Provided data
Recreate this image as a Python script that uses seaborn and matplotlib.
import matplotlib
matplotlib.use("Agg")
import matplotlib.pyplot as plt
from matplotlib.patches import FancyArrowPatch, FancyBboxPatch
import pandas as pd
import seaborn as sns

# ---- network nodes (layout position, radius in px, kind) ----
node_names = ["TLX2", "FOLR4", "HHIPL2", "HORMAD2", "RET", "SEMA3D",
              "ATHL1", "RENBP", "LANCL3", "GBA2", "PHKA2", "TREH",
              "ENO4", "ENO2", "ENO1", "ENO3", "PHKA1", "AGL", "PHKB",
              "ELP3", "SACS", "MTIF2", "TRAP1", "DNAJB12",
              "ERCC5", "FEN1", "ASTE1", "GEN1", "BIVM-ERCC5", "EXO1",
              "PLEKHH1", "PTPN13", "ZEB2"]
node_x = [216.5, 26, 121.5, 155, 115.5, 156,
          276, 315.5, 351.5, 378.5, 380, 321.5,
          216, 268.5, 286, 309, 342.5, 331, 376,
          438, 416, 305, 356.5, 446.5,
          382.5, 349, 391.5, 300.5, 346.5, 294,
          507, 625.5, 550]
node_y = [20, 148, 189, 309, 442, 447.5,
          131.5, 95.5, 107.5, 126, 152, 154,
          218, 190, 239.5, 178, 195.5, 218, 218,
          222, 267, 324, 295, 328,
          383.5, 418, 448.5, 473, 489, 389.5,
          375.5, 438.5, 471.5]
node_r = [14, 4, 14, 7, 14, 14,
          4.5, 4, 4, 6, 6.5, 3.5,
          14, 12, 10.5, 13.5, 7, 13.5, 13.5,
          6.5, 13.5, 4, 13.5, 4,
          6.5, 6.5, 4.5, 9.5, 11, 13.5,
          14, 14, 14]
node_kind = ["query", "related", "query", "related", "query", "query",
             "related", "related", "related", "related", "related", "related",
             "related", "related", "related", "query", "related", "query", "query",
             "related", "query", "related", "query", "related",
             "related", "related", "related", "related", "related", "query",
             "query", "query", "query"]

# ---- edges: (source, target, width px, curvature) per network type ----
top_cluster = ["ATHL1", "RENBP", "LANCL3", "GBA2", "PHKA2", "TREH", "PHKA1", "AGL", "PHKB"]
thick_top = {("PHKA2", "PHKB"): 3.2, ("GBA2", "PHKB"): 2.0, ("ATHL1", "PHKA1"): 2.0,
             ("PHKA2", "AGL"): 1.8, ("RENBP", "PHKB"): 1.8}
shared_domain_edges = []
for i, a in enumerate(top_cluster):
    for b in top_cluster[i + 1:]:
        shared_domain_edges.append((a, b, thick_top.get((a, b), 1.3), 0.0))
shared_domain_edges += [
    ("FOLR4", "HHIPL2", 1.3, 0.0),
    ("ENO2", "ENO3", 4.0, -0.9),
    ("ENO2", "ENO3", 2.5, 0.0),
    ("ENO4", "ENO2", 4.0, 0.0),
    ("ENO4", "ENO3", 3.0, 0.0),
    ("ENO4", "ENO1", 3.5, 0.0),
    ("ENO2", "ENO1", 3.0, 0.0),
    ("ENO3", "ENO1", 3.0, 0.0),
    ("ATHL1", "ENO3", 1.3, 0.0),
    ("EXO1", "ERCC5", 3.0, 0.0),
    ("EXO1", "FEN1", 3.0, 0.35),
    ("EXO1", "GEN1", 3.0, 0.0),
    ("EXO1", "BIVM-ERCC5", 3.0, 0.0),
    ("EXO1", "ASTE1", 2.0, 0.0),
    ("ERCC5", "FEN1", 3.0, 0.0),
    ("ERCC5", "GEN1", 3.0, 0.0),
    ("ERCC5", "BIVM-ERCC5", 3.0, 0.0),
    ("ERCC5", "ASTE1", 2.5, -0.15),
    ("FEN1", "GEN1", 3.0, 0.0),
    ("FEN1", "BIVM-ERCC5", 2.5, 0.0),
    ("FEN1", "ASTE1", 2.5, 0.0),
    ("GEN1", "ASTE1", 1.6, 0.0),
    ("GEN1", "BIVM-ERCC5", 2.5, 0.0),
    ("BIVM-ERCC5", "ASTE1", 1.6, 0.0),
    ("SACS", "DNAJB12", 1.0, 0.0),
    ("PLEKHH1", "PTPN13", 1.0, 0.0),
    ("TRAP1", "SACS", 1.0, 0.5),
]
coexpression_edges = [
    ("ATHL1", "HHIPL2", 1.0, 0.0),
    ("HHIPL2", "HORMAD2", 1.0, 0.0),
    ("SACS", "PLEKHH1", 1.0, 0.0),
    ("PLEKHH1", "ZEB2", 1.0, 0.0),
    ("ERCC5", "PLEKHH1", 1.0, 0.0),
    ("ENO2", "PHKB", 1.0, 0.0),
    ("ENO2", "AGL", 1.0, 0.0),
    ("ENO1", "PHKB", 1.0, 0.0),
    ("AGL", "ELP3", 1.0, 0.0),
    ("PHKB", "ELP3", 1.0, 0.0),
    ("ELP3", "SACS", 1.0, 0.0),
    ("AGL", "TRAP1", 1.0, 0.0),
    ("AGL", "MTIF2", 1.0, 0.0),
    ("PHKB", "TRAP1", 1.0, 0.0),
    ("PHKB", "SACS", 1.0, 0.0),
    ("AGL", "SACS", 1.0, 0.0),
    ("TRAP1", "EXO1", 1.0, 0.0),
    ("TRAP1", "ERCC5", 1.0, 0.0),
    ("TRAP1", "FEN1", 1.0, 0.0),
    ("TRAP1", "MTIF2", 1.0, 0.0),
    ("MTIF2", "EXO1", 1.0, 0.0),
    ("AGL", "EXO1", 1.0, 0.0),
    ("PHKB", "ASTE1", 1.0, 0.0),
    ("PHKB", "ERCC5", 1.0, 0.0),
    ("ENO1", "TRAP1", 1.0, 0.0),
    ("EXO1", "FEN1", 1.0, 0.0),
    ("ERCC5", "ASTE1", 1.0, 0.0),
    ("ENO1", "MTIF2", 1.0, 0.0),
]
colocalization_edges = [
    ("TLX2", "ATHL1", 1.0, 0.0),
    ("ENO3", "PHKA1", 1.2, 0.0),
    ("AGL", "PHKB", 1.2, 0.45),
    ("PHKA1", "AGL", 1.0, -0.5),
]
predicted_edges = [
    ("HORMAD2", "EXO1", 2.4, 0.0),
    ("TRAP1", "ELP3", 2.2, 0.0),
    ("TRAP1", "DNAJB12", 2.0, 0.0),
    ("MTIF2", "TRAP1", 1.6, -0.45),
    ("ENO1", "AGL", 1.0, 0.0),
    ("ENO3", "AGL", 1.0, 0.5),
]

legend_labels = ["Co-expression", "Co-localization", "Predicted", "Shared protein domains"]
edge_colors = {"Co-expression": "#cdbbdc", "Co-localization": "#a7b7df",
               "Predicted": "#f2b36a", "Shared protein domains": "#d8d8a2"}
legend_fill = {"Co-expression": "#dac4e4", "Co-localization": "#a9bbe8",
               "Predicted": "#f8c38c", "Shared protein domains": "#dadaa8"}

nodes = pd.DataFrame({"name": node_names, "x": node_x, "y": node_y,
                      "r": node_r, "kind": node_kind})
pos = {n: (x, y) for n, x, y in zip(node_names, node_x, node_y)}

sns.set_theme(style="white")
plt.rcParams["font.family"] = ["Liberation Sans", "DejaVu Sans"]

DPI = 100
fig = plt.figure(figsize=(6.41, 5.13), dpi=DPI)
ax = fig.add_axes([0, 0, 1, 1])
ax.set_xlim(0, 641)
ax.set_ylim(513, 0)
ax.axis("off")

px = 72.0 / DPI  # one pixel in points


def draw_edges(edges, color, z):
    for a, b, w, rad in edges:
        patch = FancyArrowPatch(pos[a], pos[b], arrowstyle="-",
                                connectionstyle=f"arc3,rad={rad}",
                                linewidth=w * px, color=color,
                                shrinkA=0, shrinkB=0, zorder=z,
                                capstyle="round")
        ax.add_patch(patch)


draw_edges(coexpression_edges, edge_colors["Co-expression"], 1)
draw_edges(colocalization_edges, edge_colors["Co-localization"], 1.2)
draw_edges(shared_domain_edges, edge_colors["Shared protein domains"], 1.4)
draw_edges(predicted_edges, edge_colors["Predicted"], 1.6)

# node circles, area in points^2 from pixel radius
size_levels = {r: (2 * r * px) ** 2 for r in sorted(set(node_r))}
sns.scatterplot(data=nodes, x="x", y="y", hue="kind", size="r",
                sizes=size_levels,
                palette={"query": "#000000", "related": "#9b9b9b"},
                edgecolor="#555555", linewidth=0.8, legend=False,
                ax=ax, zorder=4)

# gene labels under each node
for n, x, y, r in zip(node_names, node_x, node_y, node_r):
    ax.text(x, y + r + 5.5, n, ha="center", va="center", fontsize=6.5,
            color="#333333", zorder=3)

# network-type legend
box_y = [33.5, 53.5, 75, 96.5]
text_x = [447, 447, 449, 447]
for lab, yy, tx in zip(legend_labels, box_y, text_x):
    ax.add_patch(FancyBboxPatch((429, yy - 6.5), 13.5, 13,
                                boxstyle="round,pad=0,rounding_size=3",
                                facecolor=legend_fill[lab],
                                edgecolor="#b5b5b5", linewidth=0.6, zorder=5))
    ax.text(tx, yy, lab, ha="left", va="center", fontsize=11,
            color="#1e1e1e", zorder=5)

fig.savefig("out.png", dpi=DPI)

==

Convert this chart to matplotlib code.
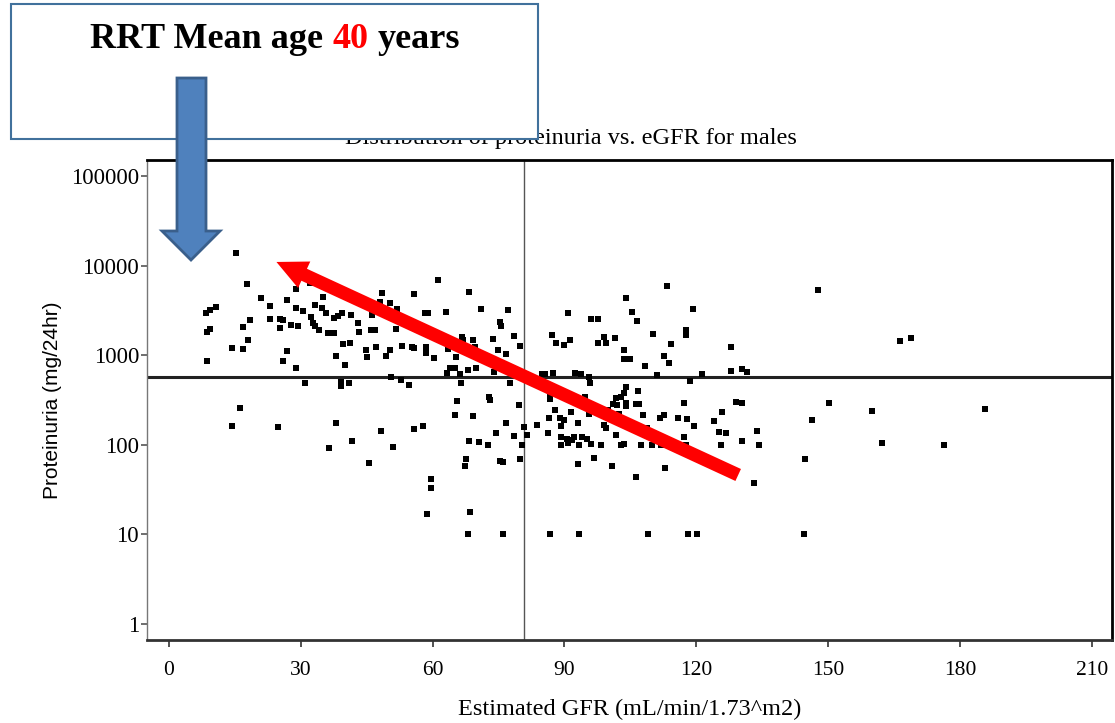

To do
Return verbatim the lines that run from the line containing "Recreate this image" through the line containing "import seaborn as sns", inclusive.

Exercise solution
Recreate this image as a Python script that uses seaborn and matplotlib.
import matplotlib
matplotlib.use("Agg")
import matplotlib.pyplot as plt
from matplotlib.patches import FancyArrowPatch, FancyBboxPatch
import pandas as pd
import seaborn as sns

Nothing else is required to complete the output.